--- START ---

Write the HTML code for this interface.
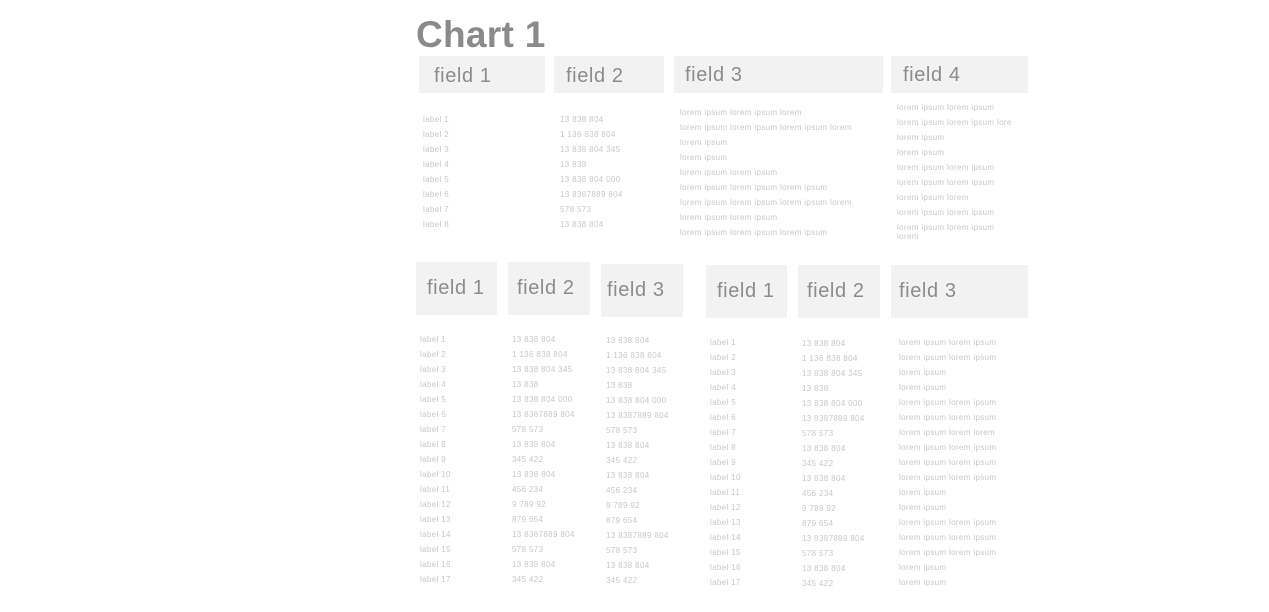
<!DOCTYPE html>
<html><head><meta charset="utf-8"><style>
body{margin:0;width:1269px;height:612px;background:#fff;position:relative;overflow:hidden;font-family:"Liberation Sans",sans-serif}
.t{position:absolute;left:416px;top:14px;font-size:37px;font-weight:bold;color:#8a8a8a;letter-spacing:0.3px}
.h{position:absolute;background:#f2f2f2;color:#8c8c8c;font-size:20px;letter-spacing:0.6px;box-sizing:border-box;display:flex;align-items:center}
.c{position:absolute;font-size:8px;line-height:15px;color:#c8c8c8;white-space:nowrap;letter-spacing:0.35px}
</style></head><body>
<div class="t">Chart 1</div>
<div class="h" style="left:419px;top:56px;width:126px;height:37px;padding-left:15px;padding-top:4px">field 1</div>
<div class="h" style="left:554px;top:56px;width:110px;height:37px;padding-left:12px;padding-top:4px">field 2</div>
<div class="h" style="left:674px;top:56px;width:209px;height:37px;padding-left:11px;padding-top:1px">field 3</div>
<div class="h" style="left:891px;top:56px;width:137px;height:37px;padding-left:12px;padding-top:1px">field 4</div>

<div class="c" style="left:423px;top:112px">label 1<br>label 2<br>label 3<br>label 4<br>label 5<br>label 6<br>label 7<br>label 8</div>
<div class="c" style="left:560px;top:112px">13 838 804<br>1 136 838 804<br>13 838 804 345<br>13 838<br>13 838 804 000<br>13 8387889 804<br>578 573<br>13 838 804</div>
<div class="c" style="left:680px;top:105px">lorem ipsum lorem ipsum lorem<br>lorem ipsum lorem ipsum lorem ipsum lorem<br>lorem ipsum<br>lorem ipsum<br>lorem ipsum lorem ipsum<br>lorem ipsum lorem ipsum lorem ipsum<br>lorem ipsum lorem ipsum lorem ipsum lorem<br>lorem ipsum lorem ipsum<br>lorem ipsum lorem ipsum lorem ipsum</div>
<div class="c" style="left:897px;top:100px">lorem ipsum lorem ipsum<br>lorem ipsum lorem ipsum lore<br>lorem ipsum<br>lorem ipsum<br>lorem ipsum lorem ipsum<br>lorem ipsum lorem ipsum<br>lorem ipsum lorem<br>lorem ipsum lorem ipsum<br>lorem ipsum lorem ipsum</div>
<div class="c" style="left:897px;top:232px;line-height:10px">lorem</div>

<div class="h" style="left:416px;top:262px;width:81px;height:53px;padding-left:11px">field 1</div>
<div class="h" style="left:508px;top:262px;width:82px;height:53px;padding-left:9px">field 2</div>
<div class="h" style="left:601px;top:264px;width:82px;height:53px;padding-left:6px">field 3</div>
<div class="h" style="left:706px;top:265px;width:81px;height:53px;padding-left:11px">field 1</div>
<div class="h" style="left:798px;top:265px;width:82px;height:53px;padding-left:9px">field 2</div>
<div class="h" style="left:891px;top:265px;width:137px;height:53px;padding-left:8px">field 3</div>

<div class="c" style="left:420px;top:332px">label 1<br>label 2<br>label 3<br>label 4<br>label 5<br>label 6<br>label 7<br>label 8<br>label 9<br>label 10<br>label 11<br>label 12<br>label 13<br>label 14<br>label 15<br>label 16<br>label 17</div>
<div class="c" style="left:512px;top:332px">13 838 804<br>1 136 838 804<br>13 838 804 345<br>13 838<br>13 838 804 000<br>13 8387889 804<br>578 573<br>13 838 804<br>345 422<br>13 838 804<br>456 234<br>9 789 92<br>879 654<br>13 8387889 804<br>578 573<br>13 838 804<br>345 422</div>
<div class="c" style="left:606px;top:333px">13 838 804<br>1 136 838 804<br>13 838 804 345<br>13 838<br>13 838 804 000<br>13 8387889 804<br>578 573<br>13 838 804<br>345 422<br>13 838 804<br>456 234<br>9 789 92<br>879 654<br>13 8387889 804<br>578 573<br>13 838 804<br>345 422</div>
<div class="c" style="left:710px;top:335px">label 1<br>label 2<br>label 3<br>label 4<br>label 5<br>label 6<br>label 7<br>label 8<br>label 9<br>label 10<br>label 11<br>label 12<br>label 13<br>label 14<br>label 15<br>label 16<br>label 17</div>
<div class="c" style="left:802px;top:336px">13 838 804<br>1 136 838 804<br>13 838 804 345<br>13 838<br>13 838 804 000<br>13 8387889 804<br>578 573<br>13 838 804<br>345 422<br>13 838 804<br>456 234<br>9 789 92<br>879 654<br>13 8387889 804<br>578 573<br>13 838 804<br>345 422</div>
<div class="c" style="left:899px;top:335px">lorem ipsum lorem ipsum<br>lorem ipsum lorem ipsum<br>lorem ipsum<br>lorem ipsum<br>lorem ipsum lorem ipsum<br>lorem ipsum lorem ipsum<br>lorem ipsum lorem lorem<br>lorem ipsum lorem ipsum<br>lorem ipsum lorem ipsum<br>lorem ipsum lorem ipsum<br>lorem ipsum<br>lorem ipsum<br>lorem ipsum lorem ipsum<br>lorem ipsum lorem ipsum<br>lorem ipsum lorem ipsum<br>lorem ipsum<br>lorem ipsum</div>
</body></html>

--- END ---

[PROBLEM DESCRIPTION]: Take the data above and repeat it exactly, leaving each picture out.

[FULL RESPONSE]:
Write the HTML code for this interface.
<!DOCTYPE html>
<html><head><meta charset="utf-8"><style>
body{margin:0;width:1269px;height:612px;background:#fff;position:relative;overflow:hidden;font-family:"Liberation Sans",sans-serif}
.t{position:absolute;left:416px;top:14px;font-size:37px;font-weight:bold;color:#8a8a8a;letter-spacing:0.3px}
.h{position:absolute;background:#f2f2f2;color:#8c8c8c;font-size:20px;letter-spacing:0.6px;box-sizing:border-box;display:flex;align-items:center}
.c{position:absolute;font-size:8px;line-height:15px;color:#c8c8c8;white-space:nowrap;letter-spacing:0.35px}
</style></head><body>
<div class="t">Chart 1</div>
<div class="h" style="left:419px;top:56px;width:126px;height:37px;padding-left:15px;padding-top:4px">field 1</div>
<div class="h" style="left:554px;top:56px;width:110px;height:37px;padding-left:12px;padding-top:4px">field 2</div>
<div class="h" style="left:674px;top:56px;width:209px;height:37px;padding-left:11px;padding-top:1px">field 3</div>
<div class="h" style="left:891px;top:56px;width:137px;height:37px;padding-left:12px;padding-top:1px">field 4</div>

<div class="c" style="left:423px;top:112px">label 1<br>label 2<br>label 3<br>label 4<br>label 5<br>label 6<br>label 7<br>label 8</div>
<div class="c" style="left:560px;top:112px">13 838 804<br>1 136 838 804<br>13 838 804 345<br>13 838<br>13 838 804 000<br>13 8387889 804<br>578 573<br>13 838 804</div>
<div class="c" style="left:680px;top:105px">lorem ipsum lorem ipsum lorem<br>lorem ipsum lorem ipsum lorem ipsum lorem<br>lorem ipsum<br>lorem ipsum<br>lorem ipsum lorem ipsum<br>lorem ipsum lorem ipsum lorem ipsum<br>lorem ipsum lorem ipsum lorem ipsum lorem<br>lorem ipsum lorem ipsum<br>lorem ipsum lorem ipsum lorem ipsum</div>
<div class="c" style="left:897px;top:100px">lorem ipsum lorem ipsum<br>lorem ipsum lorem ipsum lore<br>lorem ipsum<br>lorem ipsum<br>lorem ipsum lorem ipsum<br>lorem ipsum lorem ipsum<br>lorem ipsum lorem<br>lorem ipsum lorem ipsum<br>lorem ipsum lorem ipsum</div>
<div class="c" style="left:897px;top:232px;line-height:10px">lorem</div>

<div class="h" style="left:416px;top:262px;width:81px;height:53px;padding-left:11px">field 1</div>
<div class="h" style="left:508px;top:262px;width:82px;height:53px;padding-left:9px">field 2</div>
<div class="h" style="left:601px;top:264px;width:82px;height:53px;padding-left:6px">field 3</div>
<div class="h" style="left:706px;top:265px;width:81px;height:53px;padding-left:11px">field 1</div>
<div class="h" style="left:798px;top:265px;width:82px;height:53px;padding-left:9px">field 2</div>
<div class="h" style="left:891px;top:265px;width:137px;height:53px;padding-left:8px">field 3</div>

<div class="c" style="left:420px;top:332px">label 1<br>label 2<br>label 3<br>label 4<br>label 5<br>label 6<br>label 7<br>label 8<br>label 9<br>label 10<br>label 11<br>label 12<br>label 13<br>label 14<br>label 15<br>label 16<br>label 17</div>
<div class="c" style="left:512px;top:332px">13 838 804<br>1 136 838 804<br>13 838 804 345<br>13 838<br>13 838 804 000<br>13 8387889 804<br>578 573<br>13 838 804<br>345 422<br>13 838 804<br>456 234<br>9 789 92<br>879 654<br>13 8387889 804<br>578 573<br>13 838 804<br>345 422</div>
<div class="c" style="left:606px;top:333px">13 838 804<br>1 136 838 804<br>13 838 804 345<br>13 838<br>13 838 804 000<br>13 8387889 804<br>578 573<br>13 838 804<br>345 422<br>13 838 804<br>456 234<br>9 789 92<br>879 654<br>13 8387889 804<br>578 573<br>13 838 804<br>345 422</div>
<div class="c" style="left:710px;top:335px">label 1<br>label 2<br>label 3<br>label 4<br>label 5<br>label 6<br>label 7<br>label 8<br>label 9<br>label 10<br>label 11<br>label 12<br>label 13<br>label 14<br>label 15<br>label 16<br>label 17</div>
<div class="c" style="left:802px;top:336px">13 838 804<br>1 136 838 804<br>13 838 804 345<br>13 838<br>13 838 804 000<br>13 8387889 804<br>578 573<br>13 838 804<br>345 422<br>13 838 804<br>456 234<br>9 789 92<br>879 654<br>13 8387889 804<br>578 573<br>13 838 804<br>345 422</div>
<div class="c" style="left:899px;top:335px">lorem ipsum lorem ipsum<br>lorem ipsum lorem ipsum<br>lorem ipsum<br>lorem ipsum<br>lorem ipsum lorem ipsum<br>lorem ipsum lorem ipsum<br>lorem ipsum lorem lorem<br>lorem ipsum lorem ipsum<br>lorem ipsum lorem ipsum<br>lorem ipsum lorem ipsum<br>lorem ipsum<br>lorem ipsum<br>lorem ipsum lorem ipsum<br>lorem ipsum lorem ipsum<br>lorem ipsum lorem ipsum<br>lorem ipsum<br>lorem ipsum</div>
</body></html>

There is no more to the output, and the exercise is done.